The media usually love to celebrate the anniversary of the passage of a major law or policy shift. During 2016 in California, however, they took a pass on mentioning two key milestones.

November 5 marked 20 years since California voters approved Proposition 209—also known as the California Civil Rights Initiative—by a margin of 54 to 46 percent. This measure ended racial, ethnic, and gender preferences in state-college admissions, state employment, and state contracting. Opponents claimed that Prop. 209 would bring on the end of affirmative action, but state colleges and universities could still cast the widest possible net for admissions and extend a hand to minority students on an economic basis.

The disaster that opponents predicted would result from Proposition 209 never occurred. As Thomas Sowell noted in his 2013 book Intellectuals and Race, declines in minority enrollment at UCLA and Berkeley were offset by increases at other University of California campuses. More important, the number of African-American and Hispanic students graduating from the UC system went up, including a 55 percent increase in those graduating in four years with a GPA of 3.5 or higher. Still, critics maintain that Proposition 209 harmed “diversity.” In bureaucratic parlance, “diversity” means that all institutions should precisely reflect the racial or ethnic proportions of the population. If they don’t, the reason must be deliberate discrimination, and the only remedy is government action—namely, racial and ethnic preferences of the type that the University of California imposed before Proposition 209.
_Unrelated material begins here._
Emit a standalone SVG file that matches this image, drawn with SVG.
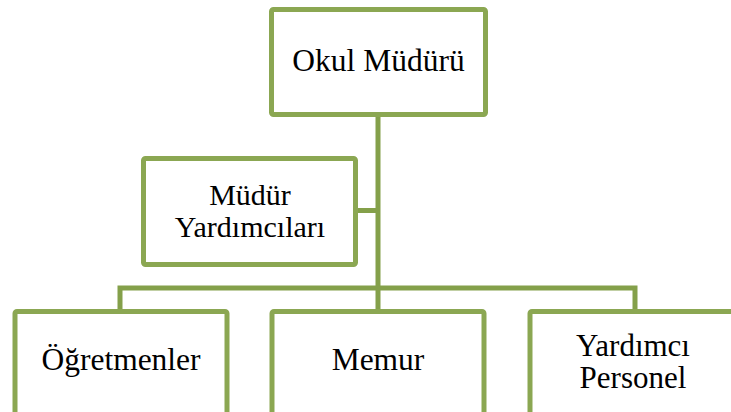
<svg xmlns="http://www.w3.org/2000/svg" width="731" height="412" viewBox="0 0 731 412">
<style>
.box{fill:#ffffff;stroke:#8ba752;stroke-width:5;}
.conn{fill:none;stroke:#84a04a;stroke-width:5;stroke-linecap:butt;stroke-linejoin:miter;}
text{font-family:"Liberation Serif","Times New Roman",serif;fill:#000000;text-anchor:middle;}
</style>
<rect width="731" height="412" fill="#ffffff"/>
<g id="connectors">
<path class="conn" d="M378,114 V311"/>
<path class="conn" d="M355,210.5 H378"/>
<path class="conn" d="M120,311 V288 H635 V311"/>
</g>
<g id="okul-muduru">
<rect class="box" x="271.5" y="9.5" width="214" height="105" rx="2"/>
<text x="378.5" y="71" font-size="31.5">Okul Müdürü</text>
</g>
<g id="mudur-yardimcilari">
<rect class="box" x="143.5" y="158.5" width="212" height="106" rx="2"/>
<text x="250" y="205" font-size="30">Müdür</text>
<text x="250" y="237" font-size="30">Yardımcıları</text>
</g>
<g id="ogretmenler">
<rect class="box" x="15" y="311.5" width="212" height="120" rx="2"/>
<text x="121" y="370" font-size="31.5">Öğretmenler</text>
</g>
<g id="memur">
<rect class="box" x="272" y="311.5" width="212" height="120" rx="2"/>
<text x="378" y="370" font-size="31.5">Memur</text>
</g>
<g id="yardimci-personel">
<rect class="box" x="530" y="311.5" width="212" height="120" rx="2"/>
<text x="633" y="356" font-size="31">Yardımcı</text>
<text x="633" y="388" font-size="31">Personel</text>
</g>
</svg>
The proportionality dogma isn’t law, yet politically correct administrators believe that some groups are “overrepresented,” that is, there are “too many” of some kinds of people on campus. This usually means Asians, targets of much discrimination in California history. In recent years, UC campuses have bulked up on high-salaried diversity bureaucrats. In similar style, the city of Sacramento has created a new position for a “diversity manager.” Politicians have also deployed measures such as the 2012 Senate Constitutional Amendement 5, sponsored by West Covina Democrat Ed Hernandez, who claimed it would ensure that universities would “reflect the diversity of the state.” Asian groups cried foul, and Assembly Speaker John Pérez, a Los Angeles Democrat, returned SCA 5 to the Senate without a vote. 

The 30th anniversary of another historic California ballot measure passed without notice in November. On November 4, 1986, California voters passed Proposition 63, the Official Language of California Amendment. This measure directs the state legislature to “preserve the role of English as the state’s common language” and refrain from “passing laws which diminish or ignore the role of English as the state’s common language.” Seventy-three percent of California voters approved the measure, a landslide by any definition, and it’s still on the books. So what has the government of California done over the last 30 years to ensure that the democratic will of the people was respected? Nothing; they ignored it. “In short, state legislators and public officials acted as if Prop. 63 never existed,” wrote Orange County Register columnist Gordon Dillow in 2006. As this writer, an immigrant, can testify, some level of proficiency in English is a requirement for American citizenship, which, in turn, is a requirement for voting. Yet, in 2016, the California voter guide came in English and, count ‘em, six other languages: Spanish, Korean, Chinese, Japanese, Tagalog, and Vietnamese. With 17 propositions to translate into seven languages, the voter guide packed the heft of a phone book.

A raft of stories accompanied October’s tenth anniversary of the passage of California’s “historic climate law,” yet not a single one commemorated the passage of successful propositions to end racial quotas and establish English as the official state language. Sadly, the Golden State’s political class and old-line establishment media remain out of touch with the people.